STATED TASK: Copy everything in the data below exactly except the pictures.
-------
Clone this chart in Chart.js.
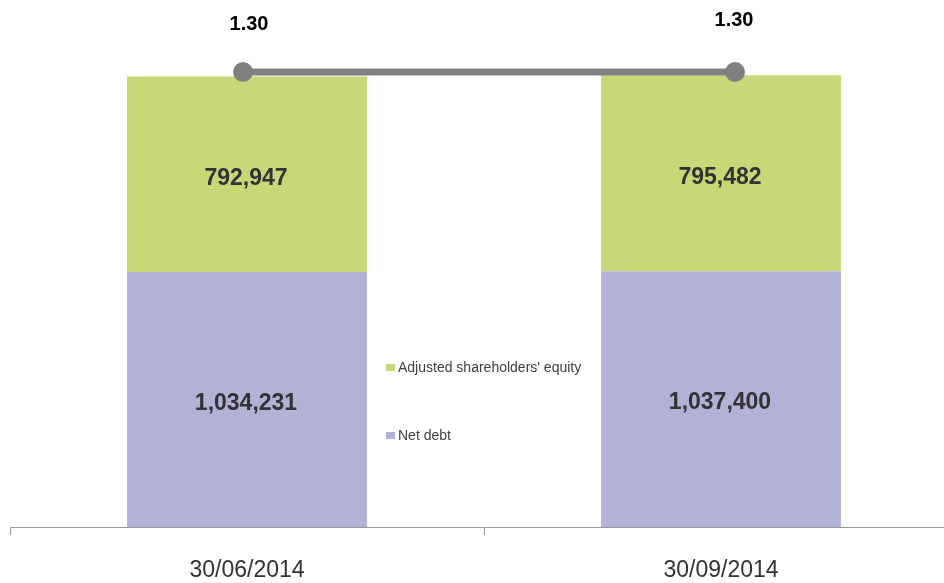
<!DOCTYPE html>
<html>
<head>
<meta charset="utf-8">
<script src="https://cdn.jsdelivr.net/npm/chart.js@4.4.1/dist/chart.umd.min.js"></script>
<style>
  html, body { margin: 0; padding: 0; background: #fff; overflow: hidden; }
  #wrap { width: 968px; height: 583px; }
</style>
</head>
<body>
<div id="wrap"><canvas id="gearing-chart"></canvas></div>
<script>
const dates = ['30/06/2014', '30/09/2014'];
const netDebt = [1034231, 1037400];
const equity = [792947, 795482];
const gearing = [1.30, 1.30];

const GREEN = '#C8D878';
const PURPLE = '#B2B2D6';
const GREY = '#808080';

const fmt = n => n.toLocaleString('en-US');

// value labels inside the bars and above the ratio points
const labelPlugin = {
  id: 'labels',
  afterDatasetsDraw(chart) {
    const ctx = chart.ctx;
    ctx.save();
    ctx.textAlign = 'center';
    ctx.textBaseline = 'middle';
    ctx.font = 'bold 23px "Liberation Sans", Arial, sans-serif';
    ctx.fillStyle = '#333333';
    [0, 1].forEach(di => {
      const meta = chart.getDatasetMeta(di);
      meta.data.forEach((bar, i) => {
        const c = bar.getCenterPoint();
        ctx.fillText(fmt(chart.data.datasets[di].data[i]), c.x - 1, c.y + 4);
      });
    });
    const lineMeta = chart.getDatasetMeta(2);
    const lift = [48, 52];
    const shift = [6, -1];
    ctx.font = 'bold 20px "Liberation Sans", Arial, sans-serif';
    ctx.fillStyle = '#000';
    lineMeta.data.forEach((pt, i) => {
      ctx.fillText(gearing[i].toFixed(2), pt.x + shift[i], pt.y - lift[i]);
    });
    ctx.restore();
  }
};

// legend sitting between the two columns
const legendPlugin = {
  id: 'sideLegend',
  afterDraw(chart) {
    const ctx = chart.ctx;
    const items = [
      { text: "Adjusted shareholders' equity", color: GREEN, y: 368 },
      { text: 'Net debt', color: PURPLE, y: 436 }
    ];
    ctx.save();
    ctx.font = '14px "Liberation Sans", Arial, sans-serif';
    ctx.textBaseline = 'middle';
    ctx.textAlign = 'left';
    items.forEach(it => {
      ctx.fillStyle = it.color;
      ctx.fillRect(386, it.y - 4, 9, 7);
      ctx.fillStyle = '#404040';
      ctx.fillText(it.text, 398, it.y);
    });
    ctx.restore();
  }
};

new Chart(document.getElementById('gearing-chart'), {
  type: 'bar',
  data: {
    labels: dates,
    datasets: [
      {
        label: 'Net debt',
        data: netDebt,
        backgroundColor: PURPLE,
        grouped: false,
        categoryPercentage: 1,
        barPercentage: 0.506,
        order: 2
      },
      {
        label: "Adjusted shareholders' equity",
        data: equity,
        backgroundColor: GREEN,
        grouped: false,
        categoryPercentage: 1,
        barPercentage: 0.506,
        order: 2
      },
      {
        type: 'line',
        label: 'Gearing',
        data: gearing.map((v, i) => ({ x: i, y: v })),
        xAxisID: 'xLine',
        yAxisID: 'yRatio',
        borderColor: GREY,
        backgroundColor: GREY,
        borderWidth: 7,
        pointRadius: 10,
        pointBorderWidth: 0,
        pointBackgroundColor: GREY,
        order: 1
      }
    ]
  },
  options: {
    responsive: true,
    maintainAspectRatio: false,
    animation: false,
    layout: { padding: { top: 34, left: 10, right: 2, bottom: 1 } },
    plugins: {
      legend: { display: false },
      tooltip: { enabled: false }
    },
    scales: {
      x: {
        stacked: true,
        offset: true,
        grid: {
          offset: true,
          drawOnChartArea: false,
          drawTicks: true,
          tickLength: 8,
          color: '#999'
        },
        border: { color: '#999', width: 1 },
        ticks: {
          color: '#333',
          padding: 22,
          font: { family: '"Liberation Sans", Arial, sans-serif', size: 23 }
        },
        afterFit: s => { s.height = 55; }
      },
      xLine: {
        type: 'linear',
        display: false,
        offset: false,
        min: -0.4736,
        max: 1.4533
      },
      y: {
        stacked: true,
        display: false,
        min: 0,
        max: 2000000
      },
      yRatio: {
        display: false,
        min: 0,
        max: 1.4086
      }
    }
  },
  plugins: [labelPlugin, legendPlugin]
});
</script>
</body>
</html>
-------
SOLUTION BELOW:
Clone this chart in Chart.js.
<!DOCTYPE html>
<html>
<head>
<meta charset="utf-8">
<script src="https://cdn.jsdelivr.net/npm/chart.js@4.4.1/dist/chart.umd.min.js"></script>
<style>
  html, body { margin: 0; padding: 0; background: #fff; overflow: hidden; }
  #wrap { width: 968px; height: 583px; }
</style>
</head>
<body>
<div id="wrap"><canvas id="gearing-chart"></canvas></div>
<script>
const dates = ['30/06/2014', '30/09/2014'];
const netDebt = [1034231, 1037400];
const equity = [792947, 795482];
const gearing = [1.30, 1.30];

const GREEN = '#C8D878';
const PURPLE = '#B2B2D6';
const GREY = '#808080';

const fmt = n => n.toLocaleString('en-US');

// value labels inside the bars and above the ratio points
const labelPlugin = {
  id: 'labels',
  afterDatasetsDraw(chart) {
    const ctx = chart.ctx;
    ctx.save();
    ctx.textAlign = 'center';
    ctx.textBaseline = 'middle';
    ctx.font = 'bold 23px "Liberation Sans", Arial, sans-serif';
    ctx.fillStyle = '#333333';
    [0, 1].forEach(di => {
      const meta = chart.getDatasetMeta(di);
      meta.data.forEach((bar, i) => {
        const c = bar.getCenterPoint();
        ctx.fillText(fmt(chart.data.datasets[di].data[i]), c.x - 1, c.y + 4);
      });
    });
    const lineMeta = chart.getDatasetMeta(2);
    const lift = [48, 52];
    const shift = [6, -1];
    ctx.font = 'bold 20px "Liberation Sans", Arial, sans-serif';
    ctx.fillStyle = '#000';
    lineMeta.data.forEach((pt, i) => {
      ctx.fillText(gearing[i].toFixed(2), pt.x + shift[i], pt.y - lift[i]);
    });
    ctx.restore();
  }
};

// legend sitting between the two columns
const legendPlugin = {
  id: 'sideLegend',
  afterDraw(chart) {
    const ctx = chart.ctx;
    const items = [
      { text: "Adjusted shareholders' equity", color: GREEN, y: 368 },
      { text: 'Net debt', color: PURPLE, y: 436 }
    ];
    ctx.save();
    ctx.font = '14px "Liberation Sans", Arial, sans-serif';
    ctx.textBaseline = 'middle';
    ctx.textAlign = 'left';
    items.forEach(it => {
      ctx.fillStyle = it.color;
      ctx.fillRect(386, it.y - 4, 9, 7);
      ctx.fillStyle = '#404040';
      ctx.fillText(it.text, 398, it.y);
    });
    ctx.restore();
  }
};

new Chart(document.getElementById('gearing-chart'), {
  type: 'bar',
  data: {
    labels: dates,
    datasets: [
      {
        label: 'Net debt',
        data: netDebt,
        backgroundColor: PURPLE,
        grouped: false,
        categoryPercentage: 1,
        barPercentage: 0.506,
        order: 2
      },
      {
        label: "Adjusted shareholders' equity",
        data: equity,
        backgroundColor: GREEN,
        grouped: false,
        categoryPercentage: 1,
        barPercentage: 0.506,
        order: 2
      },
      {
        type: 'line',
        label: 'Gearing',
        data: gearing.map((v, i) => ({ x: i, y: v })),
        xAxisID: 'xLine',
        yAxisID: 'yRatio',
        borderColor: GREY,
        backgroundColor: GREY,
        borderWidth: 7,
        pointRadius: 10,
        pointBorderWidth: 0,
        pointBackgroundColor: GREY,
        order: 1
      }
    ]
  },
  options: {
    responsive: true,
    maintainAspectRatio: false,
    animation: false,
    layout: { padding: { top: 34, left: 10, right: 2, bottom: 1 } },
    plugins: {
      legend: { display: false },
      tooltip: { enabled: false }
    },
    scales: {
      x: {
        stacked: true,
        offset: true,
        grid: {
          offset: true,
          drawOnChartArea: false,
          drawTicks: true,
          tickLength: 8,
          color: '#999'
        },
        border: { color: '#999', width: 1 },
        ticks: {
          color: '#333',
          padding: 22,
          font: { family: '"Liberation Sans", Arial, sans-serif', size: 23 }
        },
        afterFit: s => { s.height = 55; }
      },
      xLine: {
        type: 'linear',
        display: false,
        offset: false,
        min: -0.4736,
        max: 1.4533
      },
      y: {
        stacked: true,
        display: false,
        min: 0,
        max: 2000000
      },
      yRatio: {
        display: false,
        min: 0,
        max: 1.4086
      }
    }
  },
  plugins: [labelPlugin, legendPlugin]
});
</script>
</body>
</html>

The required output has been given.